One investing lesson I was fortunate enough to learn early on was how to swallow your pride, and take a loss from your investments.

Though it can be a tough pill to swallow in the short-term, the benefits (capital appreciation) in the long run generally will greatly outweigh any short-term losses suffered—if you can take emotion out of the equation and not dictate your investing practices, which is often easier said than done.

Acting Rationally, and Sooner Rather Than Later?

When you are down considerably or even in the red on a stock purchase, recovering your cost basis, or “getting back to even” is something that could be a years-long process, or potentially may never occur.

In the meantime, you can miss out on significant gains you could have realized had you bit the bullet and sold for a loss –and then redeployed that capital elsewhere. Additionally, you can take advantage of tax-loss harvesting when you sell for a loss.

The trickiest part is deciding when to cut your losses. Obviously, a smaller loss is always preferable. But, as no one can predict or perfectly time the market, there is an ever-present chance that your losses will only grow rather than shrink.

The law of compounding can make matters even worse. However, the power of compounding usually can be seen as an investor’s best friend.

How Compounding Works

A quick explanation for any newcomer to personal finance, is that, when the value of the individual investments you own goes up (or down), the balance in your investment account will go up (or down). As long as you leave the difference invested, your returns will have the opportunity to compound over time.

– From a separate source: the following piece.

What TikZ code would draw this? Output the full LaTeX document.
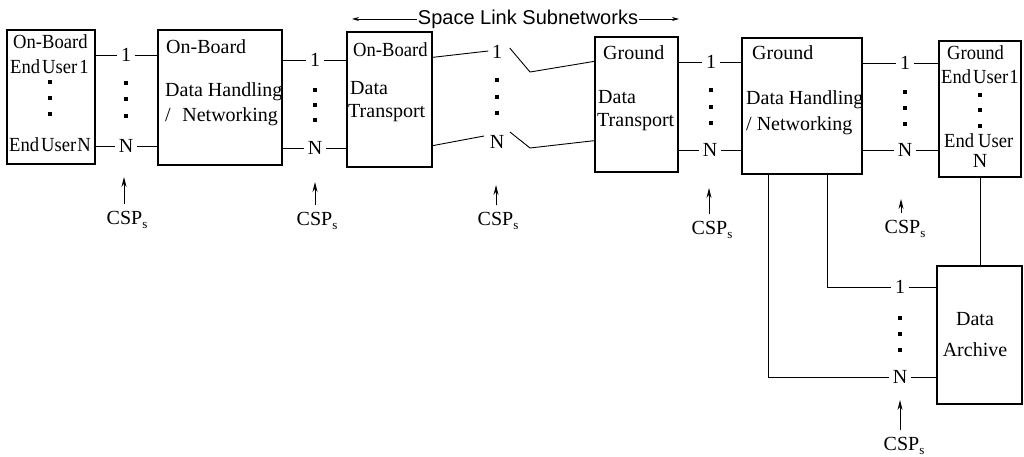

More important than timing the market is time in the market. The longer you stay invested, the more time your potential earnings get to compound, and the greater your potential growth. Both in terms of compound interest (if the stock is dividend-paying) and compounding returns in general.

Mind you, this phenomenon also works the same way with losses. The longer you stay invested, the larger those losses – relative to your principle – become.

The biggest takeaway is that a stock is worth what it is worth today—not what you paid for it; not what it may be worth in the future. The best thing you can do is to view any individual holding in terms of current equity (value), rather than your principle, or total gains or losses.